Across the Universe, as we speak (well, millions of years ago, but whatever) galaxies are being killed.
So this raises the question a team of global researchers are searching for the answer to - and they just might have it. What is killing off the universe's galaxies? Short answer: gas-stripping.
Based out of the International Centre for Radio Astronomy Research (ICRAR) in Western Australia, the researchers have revealed phenomenon called ram-pressure stripping is more prevalent than previously thought. Ram-pressure drives gas from galaxies, sending them to an early death by depriving them of the material to make new stars.
The study of 11,000 galaxies shows their gas is being violently stripped away on a widespread scale throughout the local Universe.
Toby Brown, leader of the study and PhD candidate at ICRAR and Swinburne University of Technology, said the image we paint as astronomers is that galaxies are embedded in clouds of dark matter that we call dark matter halos. Dark matter is the mysterious material that despite being invisible accounts for roughly 27 per cent of our Universe, while ordinary matter makes up just 5 per cent. The remaining 68 per cent is dark energy.
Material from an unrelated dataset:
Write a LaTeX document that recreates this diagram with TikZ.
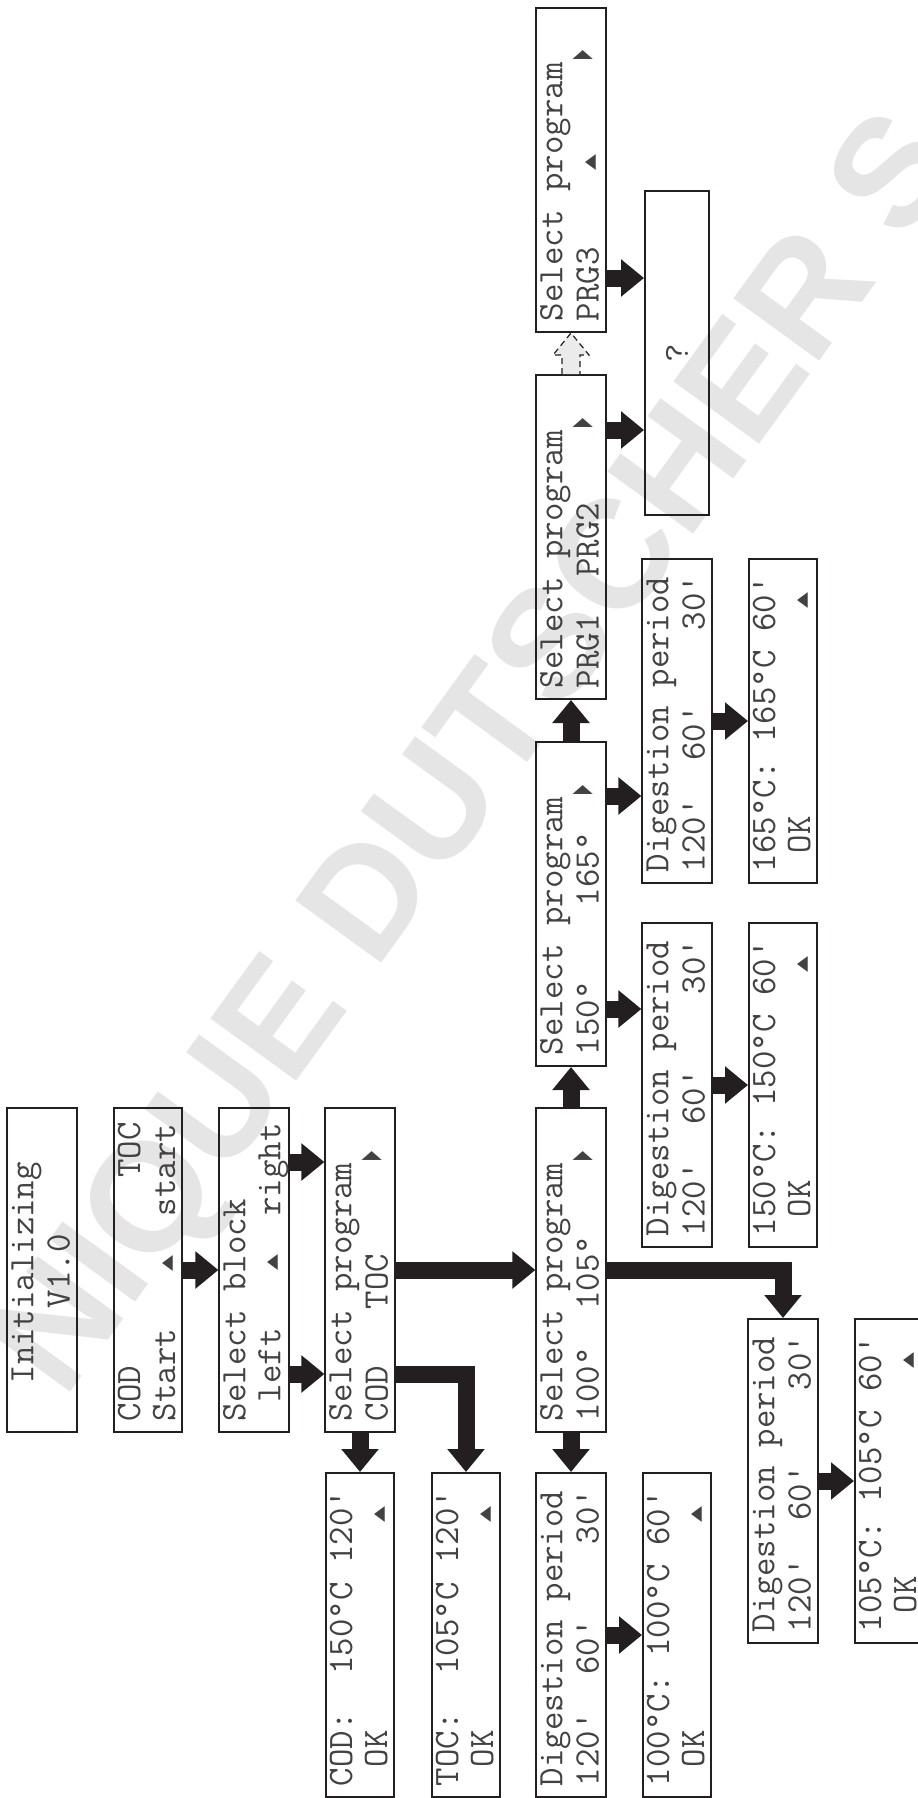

"During their lifetimes, galaxies can inhabit halos of different sizes, ranging from masses typical of our own Milky Way to halos thousands of times more massive," Mr Brown said. "As galaxies fall through these larger halos, the superheated intergalactic plasma between them removes their gas in a fast-acting process called ram-pressure stripping".
Mr Brown said describes it as like a giant cosmic broom that comes through and physically sweeps the gas from the galaxies. This dictates the life of the galaxy because the existing stars will cool off and grow old.
"If you remove the fuel for star formation then you effectively kill the galaxy and turn it into a dead object," Mr Brown said.
ICRAR researcher Dr Barbara Catinella, co-author of the study, said astronomers already knew ram-pressure stripping affected galaxies in clusters, which are the most massive halos found in the Universe. This paper demonstrates that the same process is operating in much smaller groups of just a few galaxies together with much less dark matter.
"Most galaxies in the Universe live in these groups of between two and a hundred galaxies," said Dr Catinella, "we’ve found this removal of gas by stripping is potentially the dominant way galaxies are quenched by their surrounds, meaning their gas is removed and star formation shuts down."
Mr Brown said the other main process by which galaxies run out of gas and die is known as strangulation.
"Strangulation occurs when the gas is consumed to make stars faster than it's being replenished, so the galaxy starves to death," he said. "It's a slow-acting process. On the contrary, what ram-pressure stripping does is bop the galaxy on the head and remove its gas very quickly - of the order of tens of millions of years - and astronomically speaking that's very fast."
The study combined the largest optical galaxy survey ever completed - the Sloan Digital Sky Survey - with the largest set of radio observations for atomic gas in galaxies - the Arecibo Legacy Fast ALFA survey.